_Information shown_
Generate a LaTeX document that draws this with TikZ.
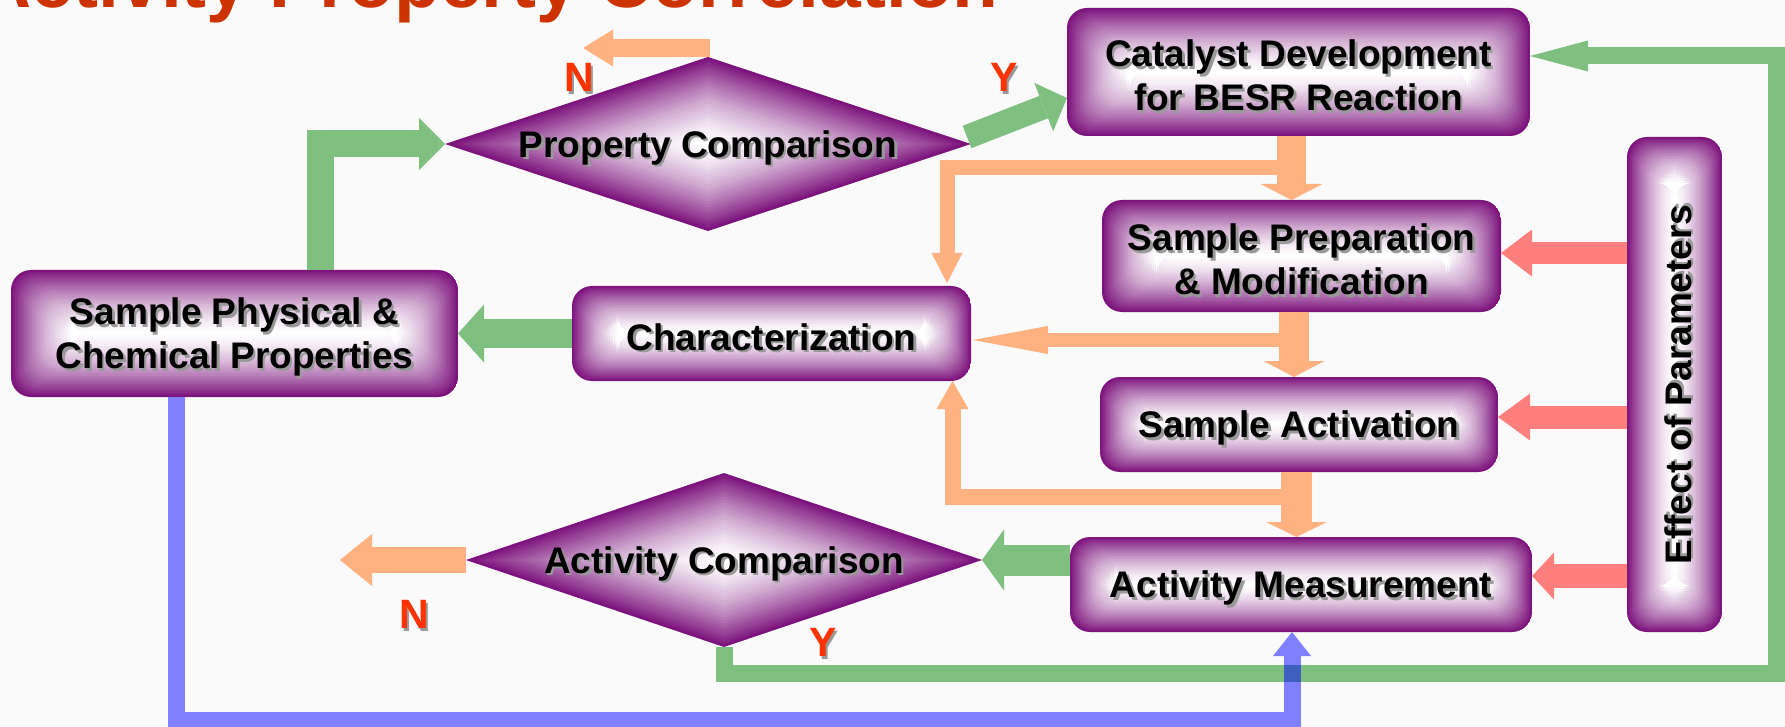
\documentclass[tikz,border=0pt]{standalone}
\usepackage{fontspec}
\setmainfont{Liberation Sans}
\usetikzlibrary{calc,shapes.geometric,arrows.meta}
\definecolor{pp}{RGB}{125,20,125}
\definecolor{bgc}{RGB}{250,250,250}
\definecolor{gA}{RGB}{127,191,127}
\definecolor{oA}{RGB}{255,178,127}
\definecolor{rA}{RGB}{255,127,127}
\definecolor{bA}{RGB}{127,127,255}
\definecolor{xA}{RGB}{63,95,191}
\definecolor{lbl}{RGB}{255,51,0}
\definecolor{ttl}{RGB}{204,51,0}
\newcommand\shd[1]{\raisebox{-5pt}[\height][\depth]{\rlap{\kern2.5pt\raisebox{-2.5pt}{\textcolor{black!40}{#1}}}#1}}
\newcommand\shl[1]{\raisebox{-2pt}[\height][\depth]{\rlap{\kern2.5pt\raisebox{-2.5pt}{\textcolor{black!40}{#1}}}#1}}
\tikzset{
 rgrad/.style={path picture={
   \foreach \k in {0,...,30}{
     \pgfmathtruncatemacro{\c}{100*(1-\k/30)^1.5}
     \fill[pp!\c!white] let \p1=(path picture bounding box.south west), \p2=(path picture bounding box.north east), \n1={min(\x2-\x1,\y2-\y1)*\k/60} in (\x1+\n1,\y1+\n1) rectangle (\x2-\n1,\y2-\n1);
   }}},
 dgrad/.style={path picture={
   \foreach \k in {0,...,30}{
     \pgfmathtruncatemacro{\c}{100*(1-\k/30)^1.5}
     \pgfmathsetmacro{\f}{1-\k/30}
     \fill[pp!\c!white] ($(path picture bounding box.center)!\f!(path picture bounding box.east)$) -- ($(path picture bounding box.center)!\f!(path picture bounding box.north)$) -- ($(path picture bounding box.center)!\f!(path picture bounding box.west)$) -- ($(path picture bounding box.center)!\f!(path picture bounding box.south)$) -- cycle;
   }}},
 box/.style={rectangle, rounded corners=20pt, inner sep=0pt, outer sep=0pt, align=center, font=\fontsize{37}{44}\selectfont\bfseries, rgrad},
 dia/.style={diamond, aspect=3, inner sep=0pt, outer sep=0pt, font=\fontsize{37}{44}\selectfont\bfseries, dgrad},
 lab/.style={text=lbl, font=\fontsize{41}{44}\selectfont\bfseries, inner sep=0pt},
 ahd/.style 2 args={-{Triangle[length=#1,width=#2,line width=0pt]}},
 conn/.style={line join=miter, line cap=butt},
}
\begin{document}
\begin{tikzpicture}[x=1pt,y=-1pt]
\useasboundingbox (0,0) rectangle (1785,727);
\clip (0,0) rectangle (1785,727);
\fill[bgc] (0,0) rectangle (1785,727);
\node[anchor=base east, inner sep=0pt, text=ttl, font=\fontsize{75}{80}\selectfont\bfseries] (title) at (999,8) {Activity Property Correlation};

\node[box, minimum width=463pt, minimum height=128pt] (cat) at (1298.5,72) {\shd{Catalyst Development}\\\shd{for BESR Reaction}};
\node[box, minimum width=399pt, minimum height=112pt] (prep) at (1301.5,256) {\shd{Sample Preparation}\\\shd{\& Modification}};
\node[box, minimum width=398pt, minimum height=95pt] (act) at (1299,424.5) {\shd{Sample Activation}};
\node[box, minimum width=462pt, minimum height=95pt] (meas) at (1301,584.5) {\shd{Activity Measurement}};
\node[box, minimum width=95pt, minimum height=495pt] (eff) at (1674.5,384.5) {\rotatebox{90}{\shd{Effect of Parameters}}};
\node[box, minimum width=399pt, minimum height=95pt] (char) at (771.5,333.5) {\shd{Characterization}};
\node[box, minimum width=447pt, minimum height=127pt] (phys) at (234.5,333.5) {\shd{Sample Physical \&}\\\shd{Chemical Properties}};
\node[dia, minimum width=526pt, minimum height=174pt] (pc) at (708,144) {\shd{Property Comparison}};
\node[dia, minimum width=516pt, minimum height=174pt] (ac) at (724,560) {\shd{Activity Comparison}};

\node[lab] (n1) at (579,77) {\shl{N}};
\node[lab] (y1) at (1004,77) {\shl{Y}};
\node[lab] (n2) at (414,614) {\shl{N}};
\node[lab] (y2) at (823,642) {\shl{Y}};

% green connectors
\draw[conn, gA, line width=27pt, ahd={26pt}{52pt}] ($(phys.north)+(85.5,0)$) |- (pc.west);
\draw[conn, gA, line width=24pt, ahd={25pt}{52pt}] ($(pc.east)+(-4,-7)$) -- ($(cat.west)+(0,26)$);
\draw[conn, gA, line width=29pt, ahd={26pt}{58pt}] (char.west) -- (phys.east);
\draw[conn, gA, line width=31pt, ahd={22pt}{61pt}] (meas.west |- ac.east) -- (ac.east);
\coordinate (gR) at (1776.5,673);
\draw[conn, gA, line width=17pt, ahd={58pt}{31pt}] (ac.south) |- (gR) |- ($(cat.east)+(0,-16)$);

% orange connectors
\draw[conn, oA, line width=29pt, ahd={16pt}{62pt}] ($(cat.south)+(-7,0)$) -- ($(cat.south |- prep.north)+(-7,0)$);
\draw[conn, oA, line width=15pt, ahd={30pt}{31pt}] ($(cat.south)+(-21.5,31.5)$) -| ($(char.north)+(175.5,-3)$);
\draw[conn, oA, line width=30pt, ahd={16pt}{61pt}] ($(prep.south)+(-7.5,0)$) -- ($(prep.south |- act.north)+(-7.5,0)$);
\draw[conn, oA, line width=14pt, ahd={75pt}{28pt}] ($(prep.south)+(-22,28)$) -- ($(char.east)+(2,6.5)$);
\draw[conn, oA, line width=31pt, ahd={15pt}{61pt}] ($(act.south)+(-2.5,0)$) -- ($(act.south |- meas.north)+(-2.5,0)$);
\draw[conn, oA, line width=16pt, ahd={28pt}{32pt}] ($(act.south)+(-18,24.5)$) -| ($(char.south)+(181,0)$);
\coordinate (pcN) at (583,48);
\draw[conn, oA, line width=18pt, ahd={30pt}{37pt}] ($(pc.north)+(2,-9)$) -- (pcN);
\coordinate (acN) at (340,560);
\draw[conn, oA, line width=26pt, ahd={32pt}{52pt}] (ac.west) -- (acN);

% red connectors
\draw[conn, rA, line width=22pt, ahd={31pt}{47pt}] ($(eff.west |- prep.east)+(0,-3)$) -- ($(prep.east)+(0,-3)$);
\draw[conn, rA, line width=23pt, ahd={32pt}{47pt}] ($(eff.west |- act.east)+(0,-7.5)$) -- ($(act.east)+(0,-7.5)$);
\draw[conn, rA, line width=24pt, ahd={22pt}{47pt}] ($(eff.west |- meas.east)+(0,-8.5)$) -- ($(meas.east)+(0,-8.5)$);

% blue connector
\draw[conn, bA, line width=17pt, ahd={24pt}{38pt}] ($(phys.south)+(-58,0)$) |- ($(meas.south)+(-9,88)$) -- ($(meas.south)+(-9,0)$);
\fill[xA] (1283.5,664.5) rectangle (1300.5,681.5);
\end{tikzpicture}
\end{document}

_Aim_
Reproduce the material above verbatim; omit every picture.

_Exercise response_
Generate a LaTeX document that draws this with TikZ.
\documentclass[tikz,border=0pt]{standalone}
\usepackage{fontspec}
\setmainfont{Liberation Sans}
\usetikzlibrary{calc,shapes.geometric,arrows.meta}
\definecolor{pp}{RGB}{125,20,125}
\definecolor{bgc}{RGB}{250,250,250}
\definecolor{gA}{RGB}{127,191,127}
\definecolor{oA}{RGB}{255,178,127}
\definecolor{rA}{RGB}{255,127,127}
\definecolor{bA}{RGB}{127,127,255}
\definecolor{xA}{RGB}{63,95,191}
\definecolor{lbl}{RGB}{255,51,0}
\definecolor{ttl}{RGB}{204,51,0}
\newcommand\shd[1]{\raisebox{-5pt}[\height][\depth]{\rlap{\kern2.5pt\raisebox{-2.5pt}{\textcolor{black!40}{#1}}}#1}}
\newcommand\shl[1]{\raisebox{-2pt}[\height][\depth]{\rlap{\kern2.5pt\raisebox{-2.5pt}{\textcolor{black!40}{#1}}}#1}}
\tikzset{
 rgrad/.style={path picture={
   \foreach \k in {0,...,30}{
     \pgfmathtruncatemacro{\c}{100*(1-\k/30)^1.5}
     \fill[pp!\c!white] let \p1=(path picture bounding box.south west), \p2=(path picture bounding box.north east), \n1={min(\x2-\x1,\y2-\y1)*\k/60} in (\x1+\n1,\y1+\n1) rectangle (\x2-\n1,\y2-\n1);
   }}},
 dgrad/.style={path picture={
   \foreach \k in {0,...,30}{
     \pgfmathtruncatemacro{\c}{100*(1-\k/30)^1.5}
     \pgfmathsetmacro{\f}{1-\k/30}
     \fill[pp!\c!white] ($(path picture bounding box.center)!\f!(path picture bounding box.east)$) -- ($(path picture bounding box.center)!\f!(path picture bounding box.north)$) -- ($(path picture bounding box.center)!\f!(path picture bounding box.west)$) -- ($(path picture bounding box.center)!\f!(path picture bounding box.south)$) -- cycle;
   }}},
 box/.style={rectangle, rounded corners=20pt, inner sep=0pt, outer sep=0pt, align=center, font=\fontsize{37}{44}\selectfont\bfseries, rgrad},
 dia/.style={diamond, aspect=3, inner sep=0pt, outer sep=0pt, font=\fontsize{37}{44}\selectfont\bfseries, dgrad},
 lab/.style={text=lbl, font=\fontsize{41}{44}\selectfont\bfseries, inner sep=0pt},
 ahd/.style 2 args={-{Triangle[length=#1,width=#2,line width=0pt]}},
 conn/.style={line join=miter, line cap=butt},
}
\begin{document}
\begin{tikzpicture}[x=1pt,y=-1pt]
\useasboundingbox (0,0) rectangle (1785,727);
\clip (0,0) rectangle (1785,727);
\fill[bgc] (0,0) rectangle (1785,727);
\node[anchor=base east, inner sep=0pt, text=ttl, font=\fontsize{75}{80}\selectfont\bfseries] (title) at (999,8) {Activity Property Correlation};

\node[box, minimum width=463pt, minimum height=128pt] (cat) at (1298.5,72) {\shd{Catalyst Development}\\\shd{for BESR Reaction}};
\node[box, minimum width=399pt, minimum height=112pt] (prep) at (1301.5,256) {\shd{Sample Preparation}\\\shd{\& Modification}};
\node[box, minimum width=398pt, minimum height=95pt] (act) at (1299,424.5) {\shd{Sample Activation}};
\node[box, minimum width=462pt, minimum height=95pt] (meas) at (1301,584.5) {\shd{Activity Measurement}};
\node[box, minimum width=95pt, minimum height=495pt] (eff) at (1674.5,384.5) {\rotatebox{90}{\shd{Effect of Parameters}}};
\node[box, minimum width=399pt, minimum height=95pt] (char) at (771.5,333.5) {\shd{Characterization}};
\node[box, minimum width=447pt, minimum height=127pt] (phys) at (234.5,333.5) {\shd{Sample Physical \&}\\\shd{Chemical Properties}};
\node[dia, minimum width=526pt, minimum height=174pt] (pc) at (708,144) {\shd{Property Comparison}};
\node[dia, minimum width=516pt, minimum height=174pt] (ac) at (724,560) {\shd{Activity Comparison}};

\node[lab] (n1) at (579,77) {\shl{N}};
\node[lab] (y1) at (1004,77) {\shl{Y}};
\node[lab] (n2) at (414,614) {\shl{N}};
\node[lab] (y2) at (823,642) {\shl{Y}};

% green connectors
\draw[conn, gA, line width=27pt, ahd={26pt}{52pt}] ($(phys.north)+(85.5,0)$) |- (pc.west);
\draw[conn, gA, line width=24pt, ahd={25pt}{52pt}] ($(pc.east)+(-4,-7)$) -- ($(cat.west)+(0,26)$);
\draw[conn, gA, line width=29pt, ahd={26pt}{58pt}] (char.west) -- (phys.east);
\draw[conn, gA, line width=31pt, ahd={22pt}{61pt}] (meas.west |- ac.east) -- (ac.east);
\coordinate (gR) at (1776.5,673);
\draw[conn, gA, line width=17pt, ahd={58pt}{31pt}] (ac.south) |- (gR) |- ($(cat.east)+(0,-16)$);

% orange connectors
\draw[conn, oA, line width=29pt, ahd={16pt}{62pt}] ($(cat.south)+(-7,0)$) -- ($(cat.south |- prep.north)+(-7,0)$);
\draw[conn, oA, line width=15pt, ahd={30pt}{31pt}] ($(cat.south)+(-21.5,31.5)$) -| ($(char.north)+(175.5,-3)$);
\draw[conn, oA, line width=30pt, ahd={16pt}{61pt}] ($(prep.south)+(-7.5,0)$) -- ($(prep.south |- act.north)+(-7.5,0)$);
\draw[conn, oA, line width=14pt, ahd={75pt}{28pt}] ($(prep.south)+(-22,28)$) -- ($(char.east)+(2,6.5)$);
\draw[conn, oA, line width=31pt, ahd={15pt}{61pt}] ($(act.south)+(-2.5,0)$) -- ($(act.south |- meas.north)+(-2.5,0)$);
\draw[conn, oA, line width=16pt, ahd={28pt}{32pt}] ($(act.south)+(-18,24.5)$) -| ($(char.south)+(181,0)$);
\coordinate (pcN) at (583,48);
\draw[conn, oA, line width=18pt, ahd={30pt}{37pt}] ($(pc.north)+(2,-9)$) -- (pcN);
\coordinate (acN) at (340,560);
\draw[conn, oA, line width=26pt, ahd={32pt}{52pt}] (ac.west) -- (acN);

% red connectors
\draw[conn, rA, line width=22pt, ahd={31pt}{47pt}] ($(eff.west |- prep.east)+(0,-3)$) -- ($(prep.east)+(0,-3)$);
\draw[conn, rA, line width=23pt, ahd={32pt}{47pt}] ($(eff.west |- act.east)+(0,-7.5)$) -- ($(act.east)+(0,-7.5)$);
\draw[conn, rA, line width=24pt, ahd={22pt}{47pt}] ($(eff.west |- meas.east)+(0,-8.5)$) -- ($(meas.east)+(0,-8.5)$);

% blue connector
\draw[conn, bA, line width=17pt, ahd={24pt}{38pt}] ($(phys.south)+(-58,0)$) |- ($(meas.south)+(-9,88)$) -- ($(meas.south)+(-9,0)$);
\fill[xA] (1283.5,664.5) rectangle (1300.5,681.5);
\end{tikzpicture}
\end{document}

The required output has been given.